# Tom Cruise may return to the cockpit in upcoming "Flying Tigers" WW2 movie



## CougarKing (28 Oct 2009)

Hopefully his next character portrayal may be better than his latest portrayal of Colonel Von Stauffenberg in "Valkyrie".

And somehow I can't imagine "Maverick" flying a P40 fighter with Nationalist Chinese markings on it, dodging and diving against Zero fighters.

And no I don't regularly go the link below; it was passed on to me.  :

http://www.tomkatcrazy.com/tom-cruise-may-star-in-flying-tigers/



> The movie is under the direction of Mission Impossible II guy John Woo (pictured above).
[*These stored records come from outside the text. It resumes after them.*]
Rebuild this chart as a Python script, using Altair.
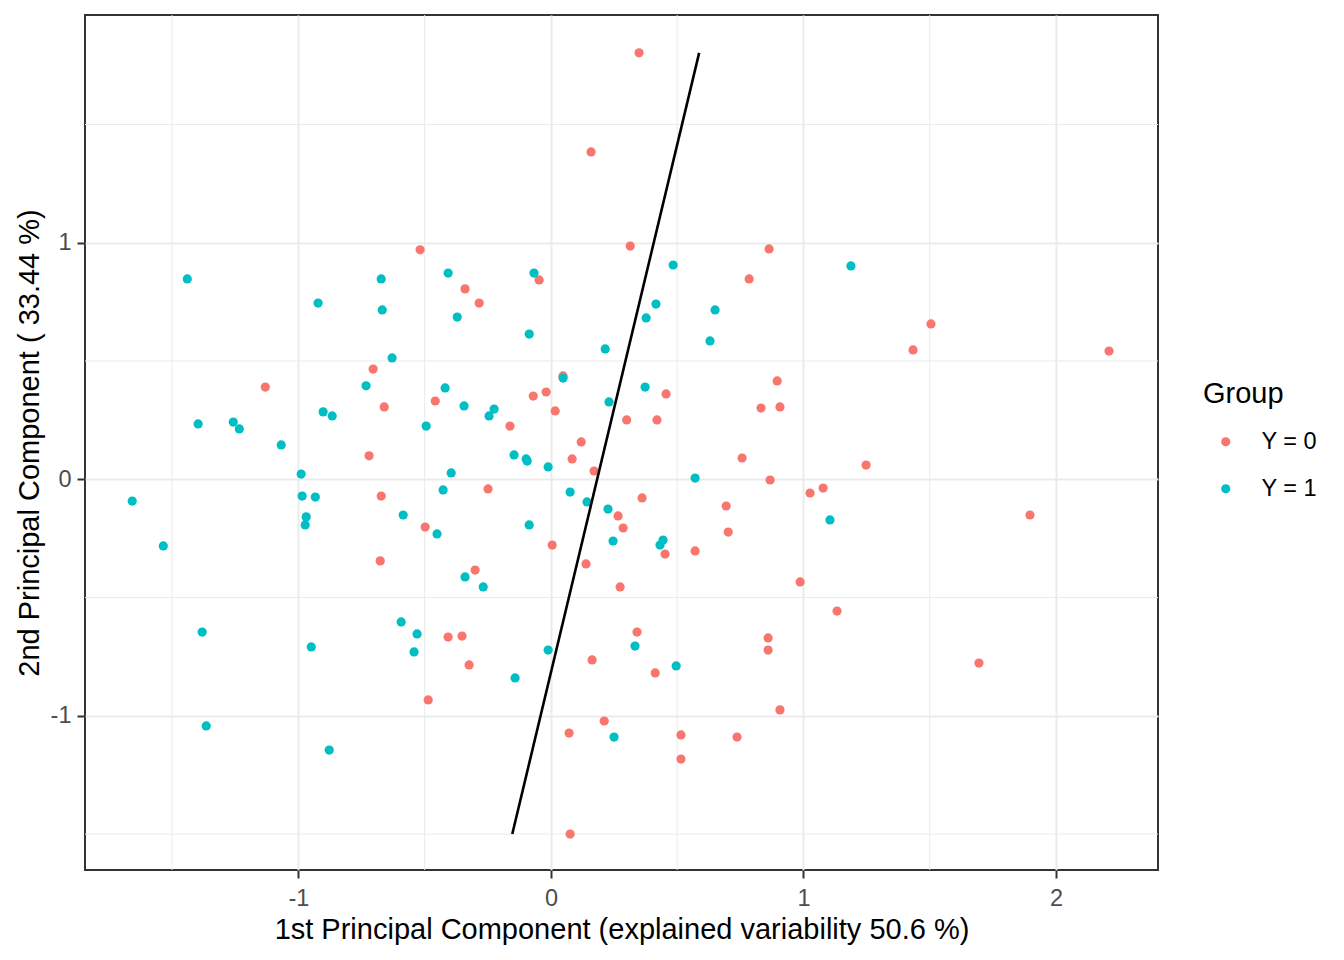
import altair as alt
import pandas as pd

# Group Y = 0 (red)
pc1_y0 = [0.349, 0.159, 0.314, -0.518, 0.864, -0.047, -0.340, -0.284, 0.785, 1.505,
          1.434, 2.210, -1.131, -0.704, 0.896, -0.019, -0.070, -0.660, -0.458, 0.456,
          0.832, 0.907, 0.017, 0.300, 0.420, -0.162, 0.120, -0.720, 0.084, 0.171,
          1.248, 0.757, 0.868, 1.026, 1.078, -0.249, -0.672, 0.361, 0.694, 1.897,
          0.266, -0.498, 0.286, 0.702, 0.005, 0.452, 0.571, -0.676, 0.139, -0.300,
          0.274, 0.987, 1.133, 0.341, -0.352, -0.407, 0.860, 0.860, 1.695, -0.324,
          0.163, 0.413, -0.486, 0.907, 0.072, 0.515, 0.211, 0.737, 0.515, 0.076,
          0.048]
pc2_y0 = [1.803, 1.384, 0.986, 0.970, 0.974, 0.843, 0.805, 0.745, 0.847, 0.657,
          0.547, 0.542, 0.390, 0.466, 0.416, 0.369, 0.352, 0.306, 0.331, 0.361,
          0.301, 0.306, 0.289, 0.251, 0.251, 0.225, 0.158, 0.099, 0.086, 0.035,
          0.060, 0.090, -0.003, -0.058, -0.037, -0.041, -0.071, -0.079, -0.113, -0.151,
          -0.155, -0.202, -0.206, -0.223, -0.278, -0.316, -0.303, -0.345, -0.358, -0.384,
          -0.455, -0.434, -0.557, -0.646, -0.663, -0.667, -0.671, -0.722, -0.777, -0.785,
          -0.764, -0.819, -0.933, -0.975, -1.073, -1.081, -1.022, -1.090, -1.183, -1.500,
          0.437]

# Group Y = 1 (cyan)
pc1_y1 = [-1.440, -0.672, -0.407, -0.067, -0.922, -0.668, -0.371, 0.484, 1.188, 0.416,
          0.377, 0.650, -0.086, 0.630, 0.215, -0.629, 0.048, -0.732, -0.419, 0.373,
          0.230, -0.344, -0.225, -0.245, -0.902, -0.866, -1.258, -1.234, -1.397, -0.494,
          -1.068, -0.146, -0.098, -0.094, -0.011, -0.395, -0.989, 0.571, -0.427, -0.985,
          -0.933, 0.076, 0.143, -1.658, 0.226, -0.585, -0.969, -0.973, 1.105, -0.086,
          -0.451, 0.246, 0.444, 0.432, -1.535, -0.340, -0.268, -0.593, -0.530, -0.542,
          -0.949, -1.381, 0.333, -0.011, 0.496, -0.142, -1.365, -0.878, 0.250]
pc2_y1 = [0.847, 0.847, 0.872, 0.872, 0.745, 0.716, 0.686, 0.906, 0.902, 0.741,
          0.682, 0.716, 0.614, 0.585, 0.551, 0.513, 0.428, 0.395, 0.386, 0.390,
          0.327, 0.310, 0.297, 0.268, 0.285, 0.268, 0.242, 0.213, 0.234, 0.225,
          0.145, 0.103, 0.086, 0.077, 0.052, 0.027, 0.022, 0.005, -0.045, -0.071,
          -0.075, -0.054, -0.096, -0.092, -0.126, -0.151, -0.159, -0.193, -0.172, -0.193,
          -0.231, -0.261, -0.257, -0.278, -0.282, -0.413, -0.455, -0.603, -0.654, -0.730,
          -0.709, -0.646, -0.705, -0.722, -0.789, -0.840, -1.043, -1.145, -1.090]

groups = ["Y = 0", "Y = 1"]
colors = ["#F8766D", "#00BFC4"]

# separating line end points
line_pc1 = [-0.153, 0.587]
line_pc2 = [-1.500, 1.803]

major_x = [-1, 0, 1, 2]
major_y = [-1, 0, 1]
minor_x = [-1.5, -0.5, 0.5, 1.5]
minor_y = [-1.5, -0.5, 0.5, 1.5]

x_domain = [-1.845, 2.404]
y_domain = [-1.652, 1.963]

points = pd.DataFrame({
    "PC1": pc1_y0 + pc1_y1,
    "PC2": pc2_y0 + pc2_y1,
    "Group": [groups[0]] * len(pc1_y0) + [groups[1]] * len(pc1_y1),
})
line_df = pd.DataFrame({"PC1": line_pc1, "PC2": line_pc2})
minor_x_df = pd.DataFrame({"v": minor_x})
minor_y_df = pd.DataFrame({"v": minor_y})

FONT = "Liberation Sans"
xscale = alt.Scale(domain=x_domain, nice=False, zero=False)
yscale = alt.Scale(domain=y_domain, nice=False, zero=False)

x_title = "1st Principal Component (explained variability 50.6 %)"
y_title = "2nd Principal Component ( 33.44 %)"

minor_vx = alt.Chart(minor_x_df).mark_rule(color="#EBEBEB", strokeWidth=1).encode(
    x=alt.X("v:Q", scale=xscale)
)
minor_hy = alt.Chart(minor_y_df).mark_rule(color="#EBEBEB", strokeWidth=1).encode(
    y=alt.Y("v:Q", scale=yscale)
)

pts = alt.Chart(points).mark_circle(size=85, opacity=1).encode(
    x=alt.X("PC1:Q", scale=xscale,
            axis=alt.Axis(values=major_x, title=x_title,
                          labelExpr="'' + datum.value")),
    y=alt.Y("PC2:Q", scale=yscale,
            axis=alt.Axis(values=major_y, title=y_title,
                          labelExpr="'' + datum.value")),
    color=alt.Color("Group:N", scale=alt.Scale(domain=groups, range=colors),
                    legend=alt.Legend(title="Group", orient="none",
                                      legendX=1118, legendY=365)),
)

line = alt.Chart(line_df).mark_line(color="black", strokeWidth=2.6).encode(
    x=alt.X("PC1:Q", scale=xscale),
    y=alt.Y("PC2:Q", scale=yscale),
)

chart = alt.layer(minor_vx, minor_hy, pts, line).properties(
    width=1073, height=855,
    padding={"left": 77, "top": 7, "right": 178, "bottom": 82},
    autosize=alt.AutoSizeParams(type="none"),
    background="white",
).configure_view(
    stroke="#333333", strokeWidth=2
).configure_axis(
    domain=False,
    grid=True, gridColor="#EBEBEB", gridWidth=2,
    ticks=True, tickColor="#333333", tickWidth=2, tickSize=8,
    labelFont=FONT, labelFontSize=23.5, labelColor="#4D4D4D",
    titleFont=FONT, titleFontSize=29, titleColor="black", titleFontWeight="normal",
).configure_axisX(
    labelPadding=8, titlePadding=6,
).configure_axisY(
    labelPadding=6, titlePadding=6,
).configure_legend(
    titleFont=FONT, titleFontSize=29, titleFontWeight="normal", titleColor="black",
    labelFont=FONT, labelFontSize=23.5, labelColor="black",
    symbolType="circle", symbolSize=85, symbolStrokeWidth=0,
    rowPadding=22, titlePadding=21, symbolOffset=11, labelOffset=24,
)

chart.save("out.html", embed_options={"renderer": "svg", "actions": False})
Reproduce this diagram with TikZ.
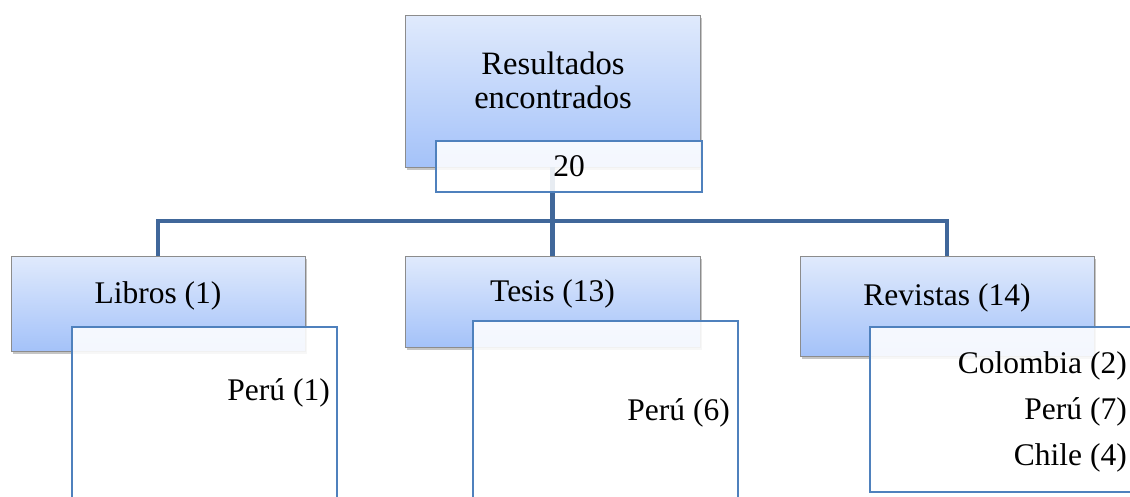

The screenplay was written by Christopher McQuarrie, who co-wrote Valkyrie, so this teams Tom up with two very familiar faces.
> 
> The photo above is of Cruise and Woo from 2000 when they were promoting “Mission Impossible 2” in Taipei.
> 
> ...


----------



## Nieghorn (7 Nov 2009)

Can I just say:  Nooooooooooooo!   

I hate re-makes, and I especially hate re-makes of war flicks (or where the story has already been told - ex. instead of "Pearl Harbour" - try "Tora, Tora, Tora").   Not only does the AVG have "Flying Tigers" but it also has "God is My Co-Pilot".

As a keen reader of WWII history, and a bit of a film buff, there are still many, many compelling WWII stories which haven't yet made it to the big screen.  If I were a screen writer with some influence, or a producer, I'd start there.


----------



## daftandbarmy (7 Nov 2009)

Ironic: Pappy Boyington was a self-admitted alkie and a truly heroic fighter pilot/fist fighter, while Cruise is a 'should be admitted', teetotalling, made for TV hero wanker... oh well, I'll likely go watch it anyways.


----------



## WannaBeFlyer (7 Nov 2009)

Meh. This will go straight to Blockbuster shelves.


----------



## HollywoodHitman (8 Nov 2009)

CougarDaddy...C'mon now! It's ok to go to TomKat....She's hot...Even though she drank the Cool-Aid, I would still.......He's not hot. Well, unless someone likes the runaway's from Charlie and the Chocolate Factory..(Ooompa Loompa).. LOL! Like Valkyrie, I'll watch it...On DVD and will continue to wait for Kat to make her girl on girl XXX debut.

As far as the Flying Tigers though...It'll be neat to see what they can do with the latest and greatest CGI and special effects....Tom Cruise = John Wayne = EPIC FAIL!


----------